Problem details –
In the material below, please retype the lines from the very first through the one with "const font = 'Liberation", exactly and without pictures.

------------------------------------------------------------

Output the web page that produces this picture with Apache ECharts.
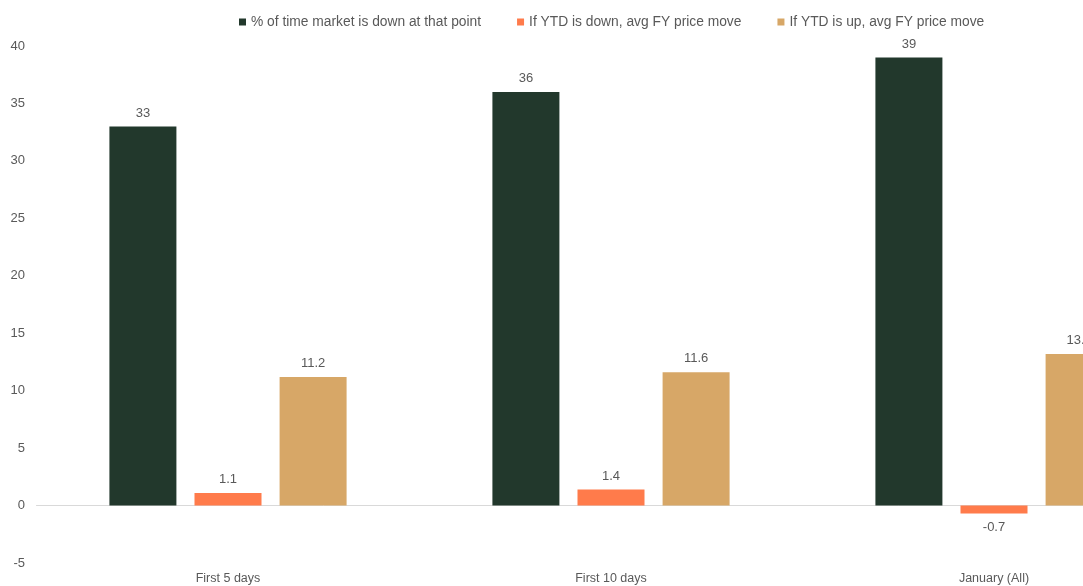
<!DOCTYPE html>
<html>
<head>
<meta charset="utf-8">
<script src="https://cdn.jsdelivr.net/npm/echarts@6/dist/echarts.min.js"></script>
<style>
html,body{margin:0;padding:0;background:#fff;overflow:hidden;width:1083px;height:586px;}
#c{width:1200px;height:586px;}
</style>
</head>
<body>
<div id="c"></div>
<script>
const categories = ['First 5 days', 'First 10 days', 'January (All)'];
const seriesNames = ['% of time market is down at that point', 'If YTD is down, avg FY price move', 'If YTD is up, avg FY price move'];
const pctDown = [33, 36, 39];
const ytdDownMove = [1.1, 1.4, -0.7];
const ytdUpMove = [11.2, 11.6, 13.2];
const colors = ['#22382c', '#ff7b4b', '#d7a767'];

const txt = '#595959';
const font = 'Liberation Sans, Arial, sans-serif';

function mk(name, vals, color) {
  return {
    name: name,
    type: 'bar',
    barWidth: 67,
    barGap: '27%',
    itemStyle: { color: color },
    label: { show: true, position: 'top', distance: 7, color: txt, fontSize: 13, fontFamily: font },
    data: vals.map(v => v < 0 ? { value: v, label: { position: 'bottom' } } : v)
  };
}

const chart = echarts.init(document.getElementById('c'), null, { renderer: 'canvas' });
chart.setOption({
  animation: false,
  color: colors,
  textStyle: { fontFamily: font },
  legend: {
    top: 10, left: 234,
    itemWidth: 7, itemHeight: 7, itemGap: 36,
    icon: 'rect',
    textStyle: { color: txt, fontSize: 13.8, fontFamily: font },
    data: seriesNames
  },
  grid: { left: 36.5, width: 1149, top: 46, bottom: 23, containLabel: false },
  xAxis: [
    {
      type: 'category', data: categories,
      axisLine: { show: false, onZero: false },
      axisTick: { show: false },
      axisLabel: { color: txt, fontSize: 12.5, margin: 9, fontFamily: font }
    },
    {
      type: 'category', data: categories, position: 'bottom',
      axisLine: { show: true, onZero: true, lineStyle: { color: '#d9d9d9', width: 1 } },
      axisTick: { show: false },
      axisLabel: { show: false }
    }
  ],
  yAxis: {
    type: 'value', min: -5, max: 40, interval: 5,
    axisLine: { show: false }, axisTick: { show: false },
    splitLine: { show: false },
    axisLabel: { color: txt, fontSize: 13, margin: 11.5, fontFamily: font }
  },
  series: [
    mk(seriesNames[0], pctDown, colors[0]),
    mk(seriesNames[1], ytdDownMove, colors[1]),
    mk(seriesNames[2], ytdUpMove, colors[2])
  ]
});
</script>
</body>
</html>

------------------------------------------------------------

Answer for the task –
Output the web page that produces this picture with Apache ECharts.
<!DOCTYPE html>
<html>
<head>
<meta charset="utf-8">
<script src="https://cdn.jsdelivr.net/npm/echarts@6/dist/echarts.min.js"></script>
<style>
html,body{margin:0;padding:0;background:#fff;overflow:hidden;width:1083px;height:586px;}
#c{width:1200px;height:586px;}
</style>
</head>
<body>
<div id="c"></div>
<script>
const categories = ['First 5 days', 'First 10 days', 'January (All)'];
const seriesNames = ['% of time market is down at that point', 'If YTD is down, avg FY price move', 'If YTD is up, avg FY price move'];
const pctDown = [33, 36, 39];
const ytdDownMove = [1.1, 1.4, -0.7];
const ytdUpMove = [11.2, 11.6, 13.2];
const colors = ['#22382c', '#ff7b4b', '#d7a767'];

const txt = '#595959';
const font = 'Liberation Sans, Arial, sans-serif';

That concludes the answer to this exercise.